[Cryptography] More Bad Govt Shit To Fight (Burner Verizon FBI)
ianG
iang at iang.org
Mon Mar 28 08:24:14 EDT 2016
On 27/03/2016 09:32 am, grarpamp wrote:
> On 3/26/16, Ray Dillinger <bear at sonic.net> wrote:
>>
>>
>> On 03/26/2016 07:24 AM, Henry Baker wrote:
>>> It'll be interesting to see how this bill is received.
>>>
>>> IMHO the vast majority of these phones -- at least here in California --
>>> are used by undocumented residents, who have no papers, no driver's
>>> licenses, no bank accounts, and operate 100% on cash.
>>>
>>
>> I'm also in California but the main use I see is at halfway
>> houses and womens' shelters. There are a lot of scared battered
>> women out there who can't disentangle exes from their financial
>> crap fast enough to establish independent phone service without
>> them, and a lot of shelters that go through them like tissues.
>>
>> It's a pretty big deal for them because there are *LOTS* of violent
>> loons who are trying to find those places, and everyone who winds
>> up there is completely inexperienced in the art of Not Being Seen.
>> Lots of chances for one person's mistake to become everybody's
>> problem, and phones are like the "ablative surface" that can be
>> gotten rid of for mutual protection when someone makes a mistake.
>>
>> I see their IT manager at Urban Ore, buying a basket full of
>> old used phones, almost every time I'm over there.
>
>
> You would be surprised how many *men* have to deal
> with crazy battering women and need to seek refuge
> in shelters and safe supportive halfway houses for men.
Another thing that surprised me was the number of bogus claims made by
women through the courts in adverse divorce/separation cases.
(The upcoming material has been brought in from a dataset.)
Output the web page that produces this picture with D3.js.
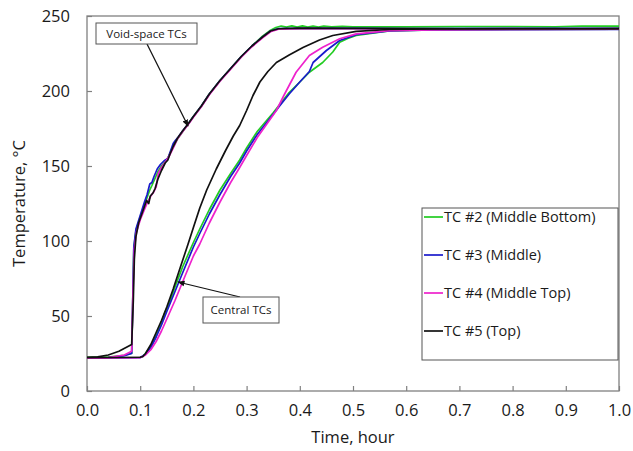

The
lawyer who told me about this was nonplussed, it's lucrative work.
ObCrypto - how do you protect your secrets from such a threat? It is
threats like this that make SnapChat's disappearing pictures a good
thing. The solution is something like that you have to (a) integrate
other human aspects into the security model and (b) accept the strength
of the solution is around 8 bits not 128 bits.
> Either way, all such people who are innocent enjoy the
> right for the government and commerce not to impede upon
> their right to privacy, including shielding their innocent selves
> from warrantless govt and commercial tracking and datakeeping.
> Stop giving away your rights and taking those of other innocents.
> For it is not the criminal they are after, but control over you.
I'm in part responding to this because this is real security -
protecting people who have clear harms. Not like the normal
cryptographic theoretic stuff we use ex-military threat models to
protect credit card transactions.
I did some security review recently for an org that does something like
the above-mentioned stuff, on a massive scale. One of the threats was
that the victims' activity could be tracked through billing records
which were often available to people in household and people at work,
who were the attackers. Given the nature of the abuse involved, it's a
"hell-yeah!" threat rating.
The challenge is to be able to communicate using some device that others
have access to without leaving a trail. E.g., SMS over a standard dumb
phone without leaving phone numbers in the billing records.
There's probably a million people in USA alone who desperately need this
protection in one way or another, without counting the teenagers who are
just sharing mucky kid stuff away from their over-protective parents.
And that's exactly the protection that the feds want to take away.